I’ll admit that HiveManager is a very nice piece of management software. It’s easy to use and has a lot of power behind the scenes. It’s also capable of being tuned for very specific vertical requirements, such as education. You can set up self-service portals and Private Pre-Shared Keys (PPSKs) fairly easily for your users. You can also build a lot of policy around the pieces of your network, both hardware and users. That’s a place to start your journey.

Why? Because Extreme is all about Automation! I talked to their team a few weeks ago and the story was all about building automation platforms. Extreme wants to have systems that are highly integrated and capable of doing things to make life easier for administrators. That means having the control pieces in place. And I’m not sure if what Extreme had already was in the same league as HiveManager. But I doubt Extreme has put as much effort into their software yet as Aerohive had invested in theirs over the past 8 years.

For Extreme to really build out the edge network of the future, they need to have a cloud-based management system that has easy policy creation and can be extended to include not only wireless access points but wired switches and other data center automation. If you look at what is happening with intent-based networking from other networking companies, you know how important policy definition is to the schema of your network going forward. In order to get that policy engine up and running quickly to feed the automation engine, Extreme made the call to buy it.

Part of the Colony

More importantly than the software piece, to me at least, is the people. Sure, you can have a bunch of people hacking away at code for a lot of hours to build something great. You can even choose to buy that something great from someone else and just start modifying it to your needs. Extreme knew that adapting HiveManager to fulfill the needs of their platform wasn’t going to be a walk in the park. So bringing the Aerohive team on board makes the most sense to me.

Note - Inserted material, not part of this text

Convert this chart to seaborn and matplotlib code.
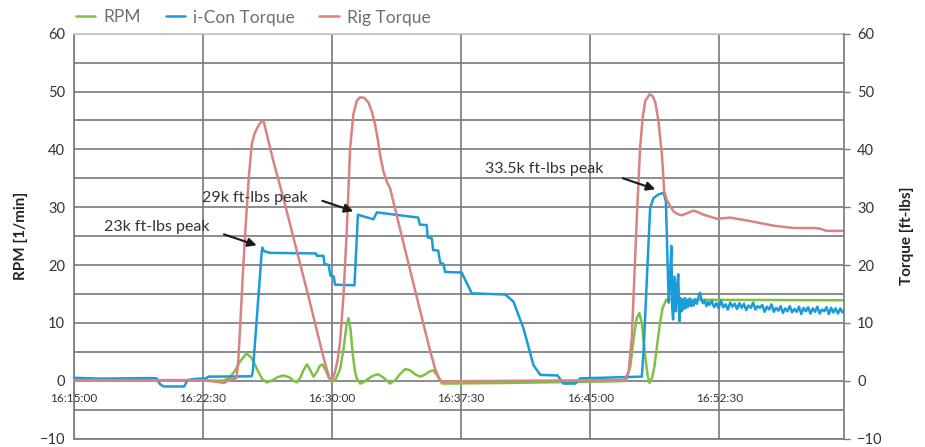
import numpy as np
import pandas as pd
import matplotlib
matplotlib.use("Agg")
import matplotlib.pyplot as plt
import seaborn as sns

# ---------------- data (time in seconds after 16:15:00) ----------------
rpm_t = [0, 520, 540, 560, 580, 602, 620, 640, 656, 672, 690, 710, 730, 750, 765,
         777, 790, 800, 812, 822, 835, 848, 856, 866, 876, 888, 899, 912, 928, 940,
         950, 957, 964, 972, 980, 986, 998, 1012, 1025, 1045, 1061, 1080, 1102, 1120,
         1138, 1155, 1172, 1190, 1207, 1222, 1240, 1253, 1268, 1283, 1500, 1904, 1925,
         1940, 1952, 1962, 1971, 1980, 1990, 2000, 2007, 2016, 2024, 2032, 2042, 2052,
         2065, 2685]
rpm_v = [0.0, 0.0, 0.4, 1.6, 3.4, 4.7, 3.9, 1.8, 0.3, -0.3, 0.0, 0.6, 0.9, 0.6, 0.0,
         -0.3, 0.6, 1.8, 2.8, 2.0, 0.7, 1.6, 2.5, 2.8, 2.0, 0.6, -0.2, 0.2, 2.0, 5.5,
         9.5, 10.8, 9.0, 4.5, 1.5, 0.4, -0.5, -0.2, 0.3, 0.9, 1.1, 0.5, -0.5, 0.1,
         1.2, 2.0, 1.8, 1.1, 0.7, 1.0, 1.6, 1.8, 0.8, -0.5, -0.4, -0.1, 0.0,
         2.5, 7.5, 10.8, 11.7, 10.0, 5.0, 1.0, -0.4, 0.5, 2.5, 5.6, 9.5, 12.5,
         14.0, 13.9]

icon_t = [0, 90, 264, 288, 300, 312, 384, 396, 420, 462, 468, 612, 620, 624, 640,
          655, 657, 662, 684, 844, 846, 870, 873, 888, 894, 906, 910, 978, 990, 1044,
          1056, 1200, 1206, 1230, 1233, 1248, 1252, 1270, 1277, 1288, 1294, 1352, 1387,
          1504, 1532, 1567, 1602, 1626, 1686, 1707, 1748, 1765, 1904, 1980, 1986, 2009,
          2021, 2038, 2056, 2064, 2070, 2074, 2078, 2083, 2086, 2089, 2094, 2099, 2103,
          2107, 2111, 2115, 2119, 2122, 2126, 2130, 2134, 2137, 2142, 2147, 2152, 2156,
          2161, 2166, 2172, 2178, 2183, 2188, 2193, 2199, 2205, 2211,
          2216, 2224, 2232, 2240, 2248, 2256, 2264, 2272, 2280, 2288, 2296, 2304, 2312,
          2320, 2328, 2336, 2344, 2352, 2360, 2368, 2376, 2384, 2392, 2400, 2408, 2416,
          2424, 2432, 2440, 2448, 2456, 2464, 2472, 2480, 2488, 2496, 2504, 2512, 2520,
          2528, 2536, 2544, 2552, 2560, 2568, 2576, 2584, 2592, 2600, 2608, 2616, 2624,
          2632, 2640, 2648, 2656, 2664, 2672, 2680, 2685]
icon_v = [0.5, 0.35, 0.45, 0.4, -0.6, -1.0, -1.0, 0.1, 0.3, 0.4, 0.7, 0.75, 0.8, 1.8, 12.5,
          22.5, 23.0, 22.4, 22.1, 22.0, 21.6, 21.6, 20.2, 20.0, 18.2, 18.0, 16.6, 16.5, 28.7, 27.9,
          29.1, 28.2, 27.0, 26.9, 24.8, 24.6, 22.6, 22.5, 20.4, 20.2, 18.8, 18.7, 15.1,
          14.9, 13.7, 9.1, 2.7, 1.0, 0.9, -0.5, -0.5, 0.4, 0.6, 0.7, 5.0, 29.9,
          31.6, 32.2, 32.5, 31.0, 20.0, 13.5, 17.0, 23.3, 12.5, 10.6, 18.0, 12.0, 16.3,
          18.4, 10.3, 14.3, 12.0, 14.0, 12.4, 14.3, 12.6, 13.9, 12.8, 14.2, 12.9, 13.8,
          13.0, 14.1, 13.3, 14.6, 15.2, 14.0, 13.4, 13.9, 12.9, 13.6,
          13.1, 13.8, 12.7, 13.4, 12.5, 13.9, 12.7, 13.2, 12.3, 13.5, 12.8, 13.3, 12.4,
          13.4, 12.6, 13.3, 12.2, 13.0, 12.6, 13.5, 12.3, 12.9, 12.6, 13.1, 11.9, 12.8,
          12.3, 13.2, 11.9, 12.6, 12.1, 12.9, 11.7, 12.5, 12.0, 12.9, 11.8, 12.4, 11.9,
          12.8, 11.5, 12.6, 12.0, 12.7, 11.6, 12.5, 11.9, 12.8, 11.6, 12.3, 12.0, 12.7,
          11.5, 12.6, 11.8, 12.5, 11.6, 12.5, 11.8, 12.2]

rig_t = [0, 440, 500, 522, 544, 560, 567, 573, 579, 590, 600, 610, 620, 629, 645,
         660, 695, 730, 823, 865, 880, 890, 896, 902, 910, 920, 928, 940, 951, 963,
         974, 986, 998, 1012, 1027, 1040, 1050, 1060, 1067, 1079, 1090, 1102, 1180, 1240,
         1259, 1272, 1283, 1311, 1600, 1904, 1922, 1934, 1945, 1954, 1963, 1974, 1983,
         1992, 2007, 2018, 2027, 2038, 2050, 2058, 2066, 2073, 2090, 2105, 2120, 2140,
         2160, 2178, 2195, 2242, 2288, 2358, 2439, 2509, 2579, 2600, 2625, 2685]
rig_v = [0.1, 0.1, -0.2, -0.4, 0.2, 0.3, 0.5, 3.5, 9.0, 19.5, 28.0, 35.5, 40.9, 42.7, 44.3,
         45.1, 38.0, 31.6, 13.5, 5.0, 2.2, 0.6, 0.0, 0.3, 1.5, 3.8, 6.8, 15.0, 25.8, 40.3,
         46.0, 48.4, 49.0, 48.9, 48.1, 46.3, 44.3, 41.5, 39.1, 36.2, 34.5, 33.3, 17.5, 5.5,
         2.1, 0.5, -0.2, -0.1, 0.0, 0.1, 0.2, 1.6, 7.3, 18.0, 28.7, 40.3, 45.5,
         48.4, 49.5, 49.2, 48.1, 44.9, 39.1, 32.8, 31.4, 30.7, 29.3, 28.8, 28.6, 29.0,
         29.4, 29.1, 28.7, 28.0, 28.2, 27.6, 26.8, 26.4, 26.4, 26.3, 25.9, 25.9]

tick_labels = ["16:15:00", "16:22:30", "16:30:00", "16:37:30", "16:45:00", "16:52:30"]
series_names = ["RPM", "i-Con Torque", "Rig Torque"]
annot_labels = ["23k ft-lbs peak", "29k ft-lbs peak", "33.5k ft-lbs peak"]

# ---------------- style ----------------
sns.set_theme(style="white")
plt.rcParams["font.family"] = ["Lato", "DejaVu Sans"]

GREEN = "#7dc242"
BLUE = "#1b9bd7"
RED = "#d98283"
GRID = "#76797e"
TXT = "#333333"

fig = plt.figure(figsize=(9.25, 4.47), dpi=100)
ax = fig.add_axes([74 / 925, 1 - 438.5 / 447, (844 - 74) / 925, (438.5 - 33.7) / 447])
ax2 = ax.twinx()

rpm_df = pd.DataFrame({"t": rpm_t, "v": rpm_v})
icon_df = pd.DataFrame({"t": icon_t, "v": icon_v})
rig_df = pd.DataFrame({"t": rig_t, "v": rig_v})

sns.lineplot(data=rpm_df, x="t", y="v", ax=ax, color=GREEN, lw=1.8,
             sort=False, estimator=None, label=series_names[0], legend=False)
sns.lineplot(data=icon_df, x="t", y="v", ax=ax2, color=BLUE, lw=1.8,
             sort=False, estimator=None, label=series_names[1], legend=False)
sns.lineplot(data=rig_df, x="t", y="v", ax=ax2, color=RED, lw=1.8,
             sort=False, estimator=None, label=series_names[2], legend=False)
for l in ax.lines + ax2.lines:
    l.set_solid_joinstyle("round")
    l.set_solid_capstyle("round")

xmax = 2685
for a in (ax, ax2):
    a.set_xlim(0, xmax)
    a.set_ylim(-10, 60)
    a.set_xlabel("")

# grid
ax.set_yticks(range(-10, 61, 10))
ax.set_yticks(range(-5, 60, 10), minor=True)
ax.set_xticks([0, 450, 900, 1350, 1800, 2250])
ax.set_xticklabels(tick_labels)
ax.grid(True, which="both", axis="y", color=GRID, lw=1.2)
ax.grid(True, which="major", axis="x", color=GRID, lw=1.2)
ax.set_axisbelow(True)

ax.tick_params(axis="y", which="both", length=0, pad=6.5, labelsize=10.5, labelcolor=TXT)
ax.tick_params(axis="x", length=0, pad=9, labelsize=8.5, labelcolor=TXT)
ax.spines["bottom"].set_position(("data", 0))
ax.spines["bottom"].set_visible(False)
ax.spines["top"].set_color("#c8c8c8")
ax.spines["top"].set_linewidth(1.2)
ax.spines["left"].set_color(GRID)
ax.spines["left"].set_linewidth(1.2)
ax.spines["right"].set_visible(False)

ax2.set_yticks(range(-10, 61, 10))
ax2.tick_params(axis="y", length=4.5, width=1.0, color=GRID, pad=5, labelsize=10.5, labelcolor=TXT)
ax2.spines["right"].set_color(GRID)
ax2.spines["right"].set_linewidth(1.2)
ax2.spines["bottom"].set_color(GRID)
ax2.spines["bottom"].set_linewidth(1.2)
ax2.spines["top"].set_visible(False)
ax2.spines["left"].set_visible(False)
ax2.tick_params(axis="x", length=0, labelbottom=False)

ax.set_ylabel("RPM [1/min]", fontsize=11, fontweight="bold", color="#222222")
ax.yaxis.set_label_coords(-0.0597, 0.5)
ax2.set_ylabel("Torque [ft-lbs]", fontsize=11, fontweight="bold", color="#222222")
ax2.yaxis.set_label_coords(1.0727, 0.5)

# annotations
arrow_kw = dict(arrowstyle="-|>", color="#1a1a1a", lw=1.5, mutation_scale=13,
                shrinkA=0, shrinkB=0)
ann = [
    (annot_labels[0], (288, 26.6), (523, 25.3), (637, 23.4)),
    (annot_labels[1], (631, 31.6), (866, 31.1), (974, 29.3)),
    (annot_labels[2], (1639, 36.6), (1914, 35.0), (2027, 33.1)),
]
for label, txy, a0, a1 in ann:
    ax2.text(txy[0], txy[1], label, ha="center", va="center", fontsize=11.5, color=TXT)
    ax2.annotate("", xy=a1, xytext=a0, arrowprops=arrow_kw)

# legend
handles = [ax.lines[0], ax2.lines[0], ax2.lines[1]]
fig.legend(handles, series_names, loc="upper left", bbox_to_anchor=(76 / 925, 1 - 9.5 / 447),
           ncol=3, frameon=False, fontsize=12.5, labelcolor="#6d6e71",
           handlelength=1.1, handletextpad=0.5, columnspacing=1.4,
           borderpad=0, borderaxespad=0)

fig.savefig("out.png", dpi=100)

But it’s also important to realize who had a big hand in making the call. Abby Strong (@WiFi_Princess) is the VP of Product Marketing at Extreme. Before that she held the same role at Aerohive in some fashion for a number of years. She drove Aerohive to where they were before moving over to Extreme to do something similar.

When you’re building a team, how do you do it? Do you run out and find random people that you think are the best for the job and hope they gel quickly? Do you just throw darts at a stack of resumes and hope random chance favors your bold strategy? Or do you look at existing teams that work well together and can pull off amazing feats of technical talent with the right motivation? I’d say the third option is the most successful, wouldn’t you?

It’s not unheard of in the wireless industry for an entire team to move back and forth between companies. There’s a hospitality team that’s moved back and forth between Ruckus, Aerohive, and Ubiquiti. There are other teams, like some working on 802.11u, that bounced around a couple of times before they found a home. Which makes me wonder if Extreme bought Aerohive for HiveManager and ended up with the development team as a bonus? Or if they decided to buy the development team and got the software for “free”?


Tom’s Take

We all knew Aerohive was putting itself on the market. You don’t shed sales staff and middle management unless you’re making yourself a very attractive target for acquisition. I still held out hope that maybe Dell would come through for me and make my five-year-old prediction prescient. Instead, the right company snapped up Aerohive for next to nothing and will start in earnest integrating HiveManager into their stack in the coming months. I don’t know what the future plans for further integration look like, but the wireless world is buzzing right now and that should make life extremely sweet for the Aerohive team.